■ **Exercise**
Quote the entries word for word. Omit the pictures.

■ **Listing**

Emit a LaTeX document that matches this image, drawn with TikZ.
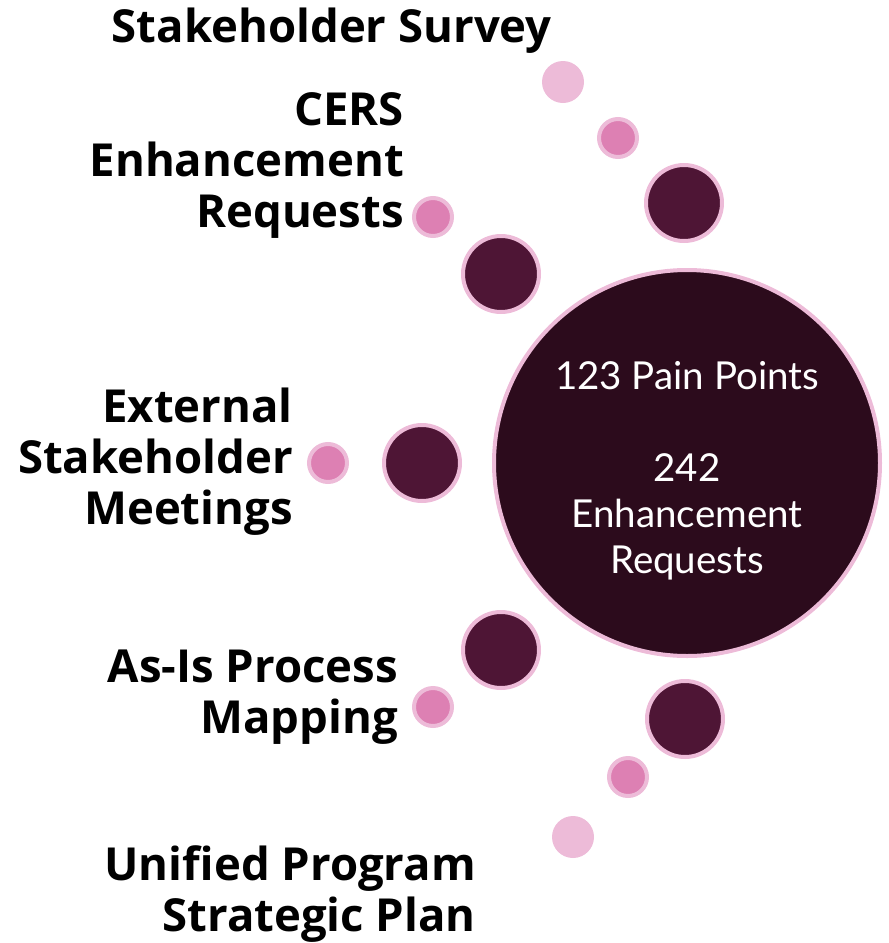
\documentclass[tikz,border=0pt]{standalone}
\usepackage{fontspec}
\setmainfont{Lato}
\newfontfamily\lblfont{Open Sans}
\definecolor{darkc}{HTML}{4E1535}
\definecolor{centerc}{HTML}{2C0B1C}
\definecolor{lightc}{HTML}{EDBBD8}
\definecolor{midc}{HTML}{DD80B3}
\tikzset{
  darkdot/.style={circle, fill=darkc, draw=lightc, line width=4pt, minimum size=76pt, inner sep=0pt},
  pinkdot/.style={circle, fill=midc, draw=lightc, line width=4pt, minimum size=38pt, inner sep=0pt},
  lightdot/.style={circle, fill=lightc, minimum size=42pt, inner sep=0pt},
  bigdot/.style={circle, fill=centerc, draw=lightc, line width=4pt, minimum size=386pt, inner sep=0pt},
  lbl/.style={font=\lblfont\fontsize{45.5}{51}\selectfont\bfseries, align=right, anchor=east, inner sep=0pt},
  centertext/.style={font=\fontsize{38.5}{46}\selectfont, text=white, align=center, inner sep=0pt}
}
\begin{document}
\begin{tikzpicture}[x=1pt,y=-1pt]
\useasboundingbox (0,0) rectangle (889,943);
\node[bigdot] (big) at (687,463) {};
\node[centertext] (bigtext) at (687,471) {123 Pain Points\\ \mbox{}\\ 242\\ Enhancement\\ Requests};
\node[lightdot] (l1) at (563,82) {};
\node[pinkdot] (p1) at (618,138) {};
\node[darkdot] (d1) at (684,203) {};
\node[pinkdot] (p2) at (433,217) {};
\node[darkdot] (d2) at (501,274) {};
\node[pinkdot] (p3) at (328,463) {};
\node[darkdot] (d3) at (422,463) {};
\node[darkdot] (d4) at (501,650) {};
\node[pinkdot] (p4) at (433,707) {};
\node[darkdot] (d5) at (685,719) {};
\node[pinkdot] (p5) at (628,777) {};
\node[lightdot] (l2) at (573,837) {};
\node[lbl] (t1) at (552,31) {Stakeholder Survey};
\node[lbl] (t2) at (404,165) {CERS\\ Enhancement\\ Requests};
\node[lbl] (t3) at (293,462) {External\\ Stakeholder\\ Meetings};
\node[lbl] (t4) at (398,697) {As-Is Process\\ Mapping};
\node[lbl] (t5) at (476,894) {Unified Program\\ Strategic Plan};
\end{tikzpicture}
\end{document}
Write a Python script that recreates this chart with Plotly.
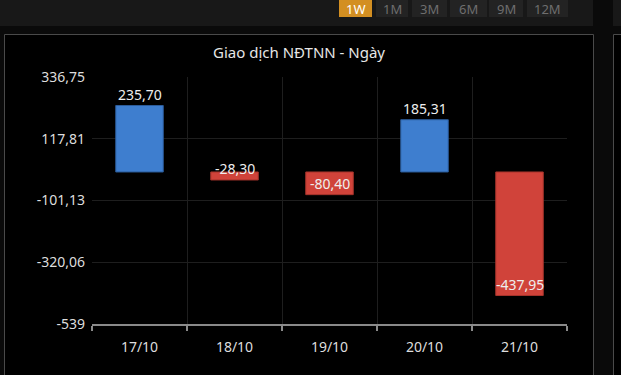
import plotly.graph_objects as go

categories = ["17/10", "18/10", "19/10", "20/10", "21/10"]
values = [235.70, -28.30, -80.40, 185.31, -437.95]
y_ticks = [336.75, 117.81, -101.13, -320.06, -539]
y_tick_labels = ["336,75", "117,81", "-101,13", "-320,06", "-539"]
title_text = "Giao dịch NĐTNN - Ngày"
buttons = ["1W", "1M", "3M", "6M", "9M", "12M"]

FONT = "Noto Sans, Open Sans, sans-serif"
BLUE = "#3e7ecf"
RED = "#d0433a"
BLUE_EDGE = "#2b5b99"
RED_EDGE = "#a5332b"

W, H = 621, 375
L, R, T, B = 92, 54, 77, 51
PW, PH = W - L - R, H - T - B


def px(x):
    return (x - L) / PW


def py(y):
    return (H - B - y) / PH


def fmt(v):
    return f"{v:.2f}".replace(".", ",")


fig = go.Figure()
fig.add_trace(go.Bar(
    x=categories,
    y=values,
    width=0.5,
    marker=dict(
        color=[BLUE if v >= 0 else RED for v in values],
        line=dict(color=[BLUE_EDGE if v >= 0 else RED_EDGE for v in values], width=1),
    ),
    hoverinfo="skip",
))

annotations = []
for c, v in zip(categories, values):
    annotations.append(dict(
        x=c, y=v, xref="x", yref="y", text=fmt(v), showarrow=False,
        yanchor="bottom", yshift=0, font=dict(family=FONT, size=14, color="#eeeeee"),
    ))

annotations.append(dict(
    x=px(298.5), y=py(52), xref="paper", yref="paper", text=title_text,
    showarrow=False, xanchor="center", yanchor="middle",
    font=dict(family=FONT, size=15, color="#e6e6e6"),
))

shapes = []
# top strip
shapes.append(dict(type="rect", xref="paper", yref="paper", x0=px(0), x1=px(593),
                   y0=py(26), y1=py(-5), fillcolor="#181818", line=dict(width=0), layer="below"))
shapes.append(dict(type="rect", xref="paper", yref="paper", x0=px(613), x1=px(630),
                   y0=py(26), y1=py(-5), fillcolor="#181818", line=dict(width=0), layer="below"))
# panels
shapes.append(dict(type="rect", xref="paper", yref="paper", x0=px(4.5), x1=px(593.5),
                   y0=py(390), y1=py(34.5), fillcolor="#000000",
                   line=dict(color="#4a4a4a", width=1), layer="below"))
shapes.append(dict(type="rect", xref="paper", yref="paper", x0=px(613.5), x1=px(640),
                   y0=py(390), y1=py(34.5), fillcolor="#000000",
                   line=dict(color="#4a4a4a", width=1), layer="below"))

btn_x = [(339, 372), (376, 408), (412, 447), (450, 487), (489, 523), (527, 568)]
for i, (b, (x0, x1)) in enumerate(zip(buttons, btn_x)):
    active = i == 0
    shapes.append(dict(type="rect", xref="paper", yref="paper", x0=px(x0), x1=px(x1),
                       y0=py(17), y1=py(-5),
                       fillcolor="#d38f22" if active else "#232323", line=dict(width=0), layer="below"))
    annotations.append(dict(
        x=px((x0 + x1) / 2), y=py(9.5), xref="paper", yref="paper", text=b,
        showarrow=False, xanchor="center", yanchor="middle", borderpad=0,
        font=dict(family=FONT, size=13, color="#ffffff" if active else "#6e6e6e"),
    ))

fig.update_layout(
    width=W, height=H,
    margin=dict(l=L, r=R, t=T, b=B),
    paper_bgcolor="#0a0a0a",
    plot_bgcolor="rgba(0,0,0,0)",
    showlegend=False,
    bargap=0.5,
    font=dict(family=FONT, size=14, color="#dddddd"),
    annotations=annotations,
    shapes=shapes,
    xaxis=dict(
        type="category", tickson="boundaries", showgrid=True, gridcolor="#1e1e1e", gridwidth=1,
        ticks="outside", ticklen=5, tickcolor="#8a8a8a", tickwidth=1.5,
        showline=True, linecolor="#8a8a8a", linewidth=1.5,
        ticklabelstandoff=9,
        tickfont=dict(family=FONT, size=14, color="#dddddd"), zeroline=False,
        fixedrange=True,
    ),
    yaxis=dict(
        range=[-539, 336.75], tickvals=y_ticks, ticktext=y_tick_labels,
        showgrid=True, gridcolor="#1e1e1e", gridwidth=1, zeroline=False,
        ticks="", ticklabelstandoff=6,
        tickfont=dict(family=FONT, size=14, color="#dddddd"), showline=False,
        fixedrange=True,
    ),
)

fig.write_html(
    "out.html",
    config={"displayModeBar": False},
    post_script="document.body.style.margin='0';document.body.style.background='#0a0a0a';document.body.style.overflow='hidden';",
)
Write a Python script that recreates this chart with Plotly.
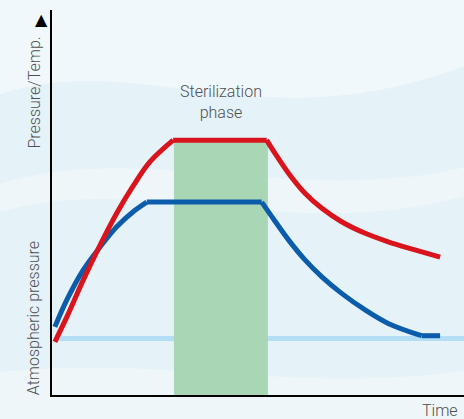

■ **Response**
Emit a LaTeX document that matches this image, drawn with TikZ.
\documentclass[tikz,border=0pt]{standalone}
\usepackage{fontspec}
\setmainfont{Lato}
\newfontfamily\lblfont{Open Sans}
\definecolor{darkc}{HTML}{4E1535}
\definecolor{centerc}{HTML}{2C0B1C}
\definecolor{lightc}{HTML}{EDBBD8}
\definecolor{midc}{HTML}{DD80B3}
\tikzset{
  darkdot/.style={circle, fill=darkc, draw=lightc, line width=4pt, minimum size=76pt, inner sep=0pt},
  pinkdot/.style={circle, fill=midc, draw=lightc, line width=4pt, minimum size=38pt, inner sep=0pt},
  lightdot/.style={circle, fill=lightc, minimum size=42pt, inner sep=0pt},
  bigdot/.style={circle, fill=centerc, draw=lightc, line width=4pt, minimum size=386pt, inner sep=0pt},
  lbl/.style={font=\lblfont\fontsize{45.5}{51}\selectfont\bfseries, align=right, anchor=east, inner sep=0pt},
  centertext/.style={font=\fontsize{38.5}{46}\selectfont, text=white, align=center, inner sep=0pt}
}
\begin{document}
\begin{tikzpicture}[x=1pt,y=-1pt]
\useasboundingbox (0,0) rectangle (889,943);
\node[bigdot] (big) at (687,463) {};
\node[centertext] (bigtext) at (687,471) {123 Pain Points\\ \mbox{}\\ 242\\ Enhancement\\ Requests};
\node[lightdot] (l1) at (563,82) {};
\node[pinkdot] (p1) at (618,138) {};
\node[darkdot] (d1) at (684,203) {};
\node[pinkdot] (p2) at (433,217) {};
\node[darkdot] (d2) at (501,274) {};
\node[pinkdot] (p3) at (328,463) {};
\node[darkdot] (d3) at (422,463) {};
\node[darkdot] (d4) at (501,650) {};
\node[pinkdot] (p4) at (433,707) {};
\node[darkdot] (d5) at (685,719) {};
\node[pinkdot] (p5) at (628,777) {};
\node[lightdot] (l2) at (573,837) {};
\node[lbl] (t1) at (552,31) {Stakeholder Survey};
\node[lbl] (t2) at (404,165) {CERS\\ Enhancement\\ Requests};
\node[lbl] (t3) at (293,462) {External\\ Stakeholder\\ Meetings};
\node[lbl] (t4) at (398,697) {As-Is Process\\ Mapping};
\node[lbl] (t5) at (476,894) {Unified Program\\ Strategic Plan};
\end{tikzpicture}
\end{document}
Write a Python script that recreates this chart with Plotly.
import plotly.graph_objects as go

categories = ["17/10", "18/10", "19/10", "20/10", "21/10"]
values = [235.70, -28.30, -80.40, 185.31, -437.95]
y_ticks = [336.75, 117.81, -101.13, -320.06, -539]
y_tick_labels = ["336,75", "117,81", "-101,13", "-320,06", "-539"]
title_text = "Giao dịch NĐTNN - Ngày"
buttons = ["1W", "1M", "3M", "6M", "9M", "12M"]

FONT = "Noto Sans, Open Sans, sans-serif"
BLUE = "#3e7ecf"
RED = "#d0433a"
BLUE_EDGE = "#2b5b99"
RED_EDGE = "#a5332b"

W, H = 621, 375
L, R, T, B = 92, 54, 77, 51
PW, PH = W - L - R, H - T - B


def px(x):
    return (x - L) / PW


def py(y):
    return (H - B - y) / PH


def fmt(v):
    return f"{v:.2f}".replace(".", ",")


fig = go.Figure()
fig.add_trace(go.Bar(
    x=categories,
    y=values,
    width=0.5,
    marker=dict(
        color=[BLUE if v >= 0 else RED for v in values],
        line=dict(color=[BLUE_EDGE if v >= 0 else RED_EDGE for v in values], width=1),
    ),
    hoverinfo="skip",
))

annotations = []
for c, v in zip(categories, values):
    annotations.append(dict(
        x=c, y=v, xref="x", yref="y", text=fmt(v), showarrow=False,
        yanchor="bottom", yshift=0, font=dict(family=FONT, size=14, color="#eeeeee"),
    ))

annotations.append(dict(
    x=px(298.5), y=py(52), xref="paper", yref="paper", text=title_text,
    showarrow=False, xanchor="center", yanchor="middle",
    font=dict(family=FONT, size=15, color="#e6e6e6"),
))

shapes = []
# top strip
shapes.append(dict(type="rect", xref="paper", yref="paper", x0=px(0), x1=px(593),
                   y0=py(26), y1=py(-5), fillcolor="#181818", line=dict(width=0), layer="below"))
shapes.append(dict(type="rect", xref="paper", yref="paper", x0=px(613), x1=px(630),
                   y0=py(26), y1=py(-5), fillcolor="#181818", line=dict(width=0), layer="below"))
# panels
shapes.append(dict(type="rect", xref="paper", yref="paper", x0=px(4.5), x1=px(593.5),
                   y0=py(390), y1=py(34.5), fillcolor="#000000",
                   line=dict(color="#4a4a4a", width=1), layer="below"))
shapes.append(dict(type="rect", xref="paper", yref="paper", x0=px(613.5), x1=px(640),
                   y0=py(390), y1=py(34.5), fillcolor="#000000",
                   line=dict(color="#4a4a4a", width=1), layer="below"))

btn_x = [(339, 372), (376, 408), (412, 447), (450, 487), (489, 523), (527, 568)]
for i, (b, (x0, x1)) in enumerate(zip(buttons, btn_x)):
    active = i == 0
    shapes.append(dict(type="rect", xref="paper", yref="paper", x0=px(x0), x1=px(x1),
                       y0=py(17), y1=py(-5),
                       fillcolor="#d38f22" if active else "#232323", line=dict(width=0), layer="below"))
    annotations.append(dict(
        x=px((x0 + x1) / 2), y=py(9.5), xref="paper", yref="paper", text=b,
        showarrow=False, xanchor="center", yanchor="middle", borderpad=0,
        font=dict(family=FONT, size=13, color="#ffffff" if active else "#6e6e6e"),
    ))

fig.update_layout(
    width=W, height=H,
    margin=dict(l=L, r=R, t=T, b=B),
    paper_bgcolor="#0a0a0a",
    plot_bgcolor="rgba(0,0,0,0)",
    showlegend=False,
    bargap=0.5,
    font=dict(family=FONT, size=14, color="#dddddd"),
    annotations=annotations,
    shapes=shapes,
    xaxis=dict(
        type="category", tickson="boundaries", showgrid=True, gridcolor="#1e1e1e", gridwidth=1,
        ticks="outside", ticklen=5, tickcolor="#8a8a8a", tickwidth=1.5,
        showline=True, linecolor="#8a8a8a", linewidth=1.5,
        ticklabelstandoff=9,
        tickfont=dict(family=FONT, size=14, color="#dddddd"), zeroline=False,
        fixedrange=True,
    ),
    yaxis=dict(
        range=[-539, 336.75], tickvals=y_ticks, ticktext=y_tick_labels,
        showgrid=True, gridcolor="#1e1e1e", gridwidth=1, zeroline=False,
        ticks="", ticklabelstandoff=6,
        tickfont=dict(family=FONT, size=14, color="#dddddd"), showline=False,
        fixedrange=True,
    ),
)

fig.write_html(
    "out.html",
    config={"displayModeBar": False},
    post_script="document.body.style.margin='0';document.body.style.background='#0a0a0a';document.body.style.overflow='hidden';",
)
Write a Python script that recreates this chart with Plotly.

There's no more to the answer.